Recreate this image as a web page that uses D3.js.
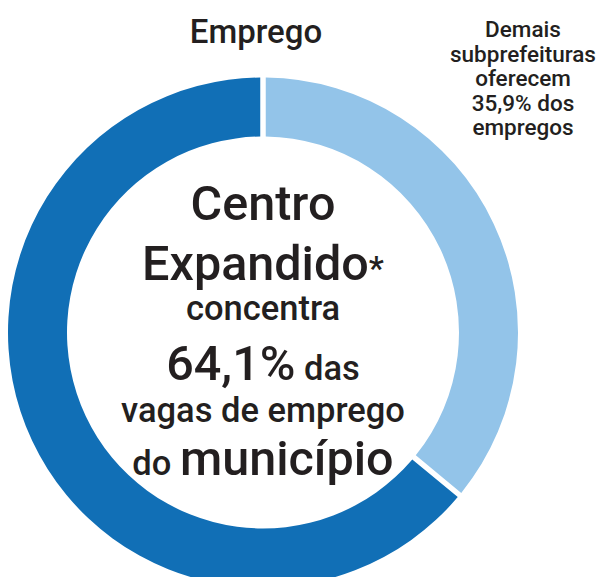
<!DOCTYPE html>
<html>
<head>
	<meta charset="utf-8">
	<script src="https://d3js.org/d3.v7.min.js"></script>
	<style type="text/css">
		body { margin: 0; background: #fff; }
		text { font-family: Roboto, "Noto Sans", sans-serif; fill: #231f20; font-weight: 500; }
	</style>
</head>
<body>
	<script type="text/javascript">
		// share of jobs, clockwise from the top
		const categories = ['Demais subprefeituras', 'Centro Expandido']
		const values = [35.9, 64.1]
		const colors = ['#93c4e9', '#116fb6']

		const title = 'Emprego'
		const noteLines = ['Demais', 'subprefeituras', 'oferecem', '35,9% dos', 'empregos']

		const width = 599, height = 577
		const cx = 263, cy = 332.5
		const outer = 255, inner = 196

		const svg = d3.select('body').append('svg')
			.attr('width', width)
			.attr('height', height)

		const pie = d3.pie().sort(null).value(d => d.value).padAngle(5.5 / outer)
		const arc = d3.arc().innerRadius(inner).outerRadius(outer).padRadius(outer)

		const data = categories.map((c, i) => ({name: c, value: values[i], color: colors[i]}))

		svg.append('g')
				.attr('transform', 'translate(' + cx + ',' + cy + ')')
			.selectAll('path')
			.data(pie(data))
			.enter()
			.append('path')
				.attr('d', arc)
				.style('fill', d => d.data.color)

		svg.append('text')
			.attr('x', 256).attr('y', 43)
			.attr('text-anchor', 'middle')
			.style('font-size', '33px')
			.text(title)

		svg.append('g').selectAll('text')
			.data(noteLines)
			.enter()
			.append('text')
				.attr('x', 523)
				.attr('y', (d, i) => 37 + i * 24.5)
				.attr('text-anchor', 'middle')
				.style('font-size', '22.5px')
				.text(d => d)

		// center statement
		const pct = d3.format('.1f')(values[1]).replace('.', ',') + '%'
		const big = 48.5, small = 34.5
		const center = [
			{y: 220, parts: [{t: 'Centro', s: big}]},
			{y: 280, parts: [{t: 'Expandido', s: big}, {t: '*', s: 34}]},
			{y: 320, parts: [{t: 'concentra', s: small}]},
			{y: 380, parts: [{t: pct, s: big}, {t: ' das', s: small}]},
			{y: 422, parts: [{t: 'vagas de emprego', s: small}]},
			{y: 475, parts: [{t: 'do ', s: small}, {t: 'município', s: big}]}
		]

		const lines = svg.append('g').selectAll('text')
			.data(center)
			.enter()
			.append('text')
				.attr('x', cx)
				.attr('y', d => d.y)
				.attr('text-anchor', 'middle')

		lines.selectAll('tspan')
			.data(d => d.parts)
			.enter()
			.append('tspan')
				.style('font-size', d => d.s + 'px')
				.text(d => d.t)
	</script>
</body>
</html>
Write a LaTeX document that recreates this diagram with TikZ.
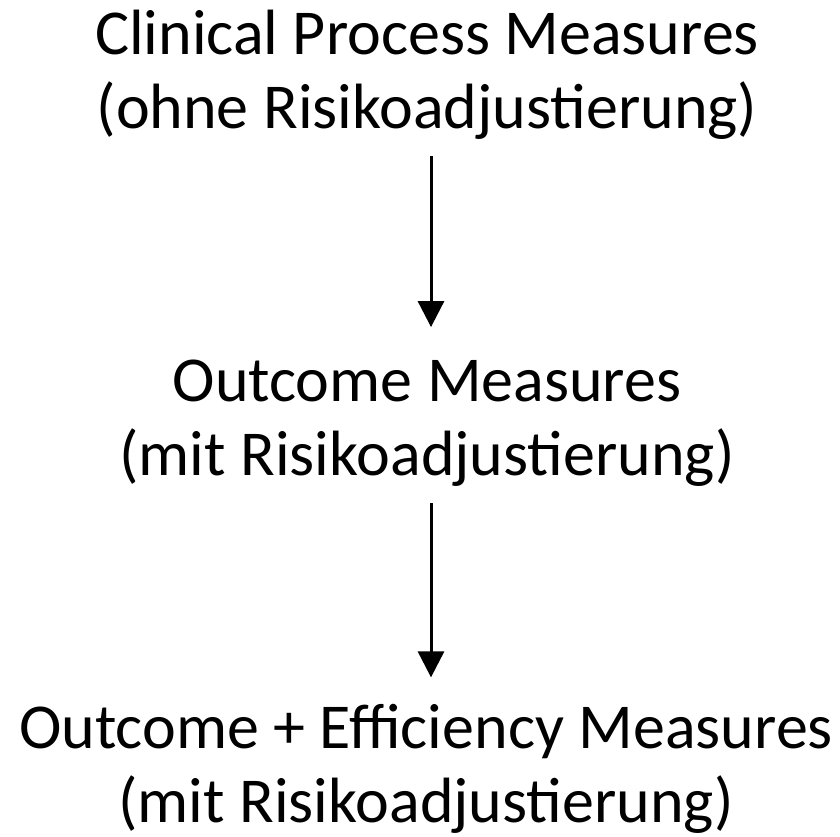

····················

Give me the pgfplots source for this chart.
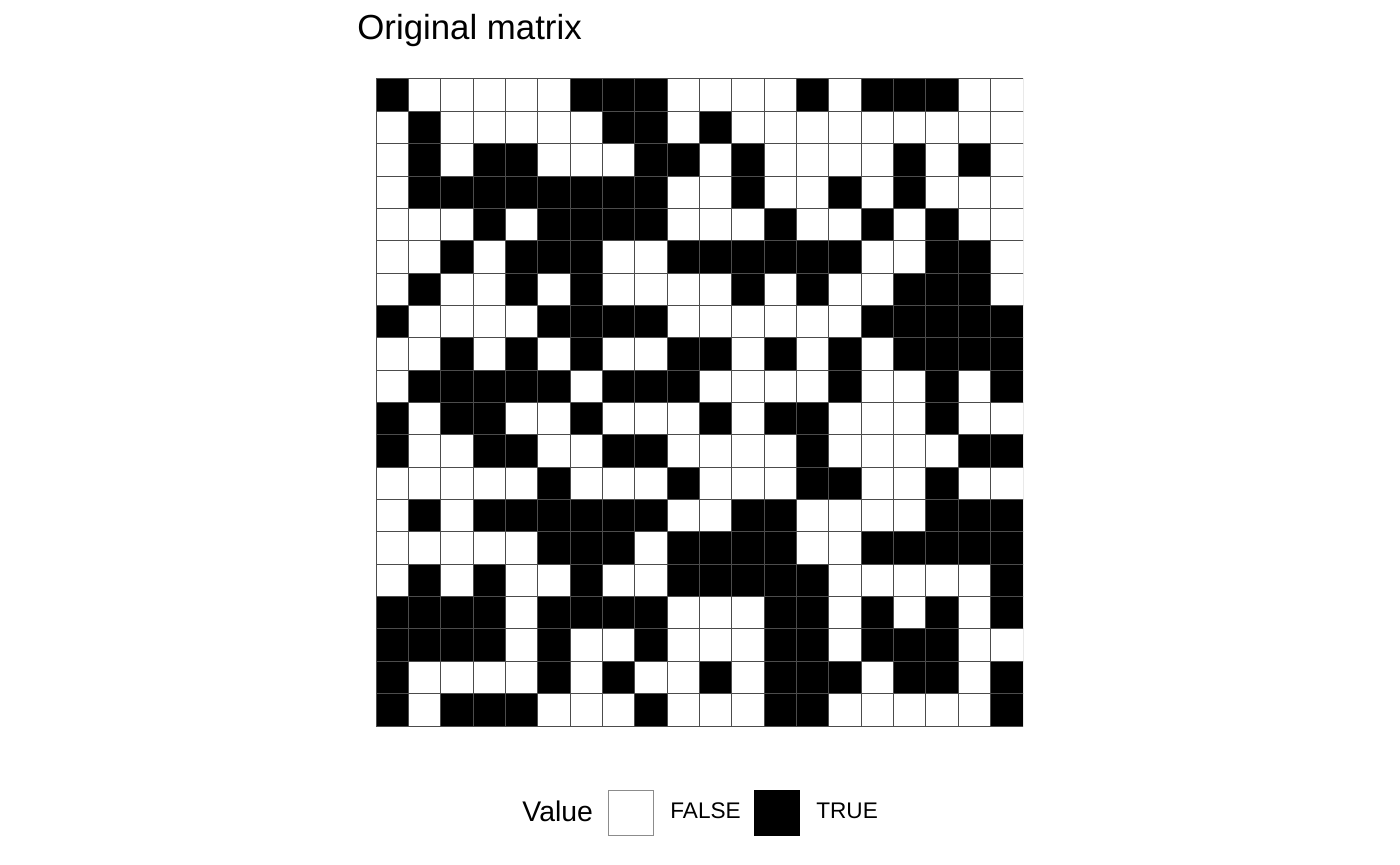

····················

**What is asked:** Filter the entries down to the lines with the word "that" in them.

**Written response:**
Recreate this image as a web page that uses D3.js.
Write a LaTeX document that recreates this diagram with TikZ.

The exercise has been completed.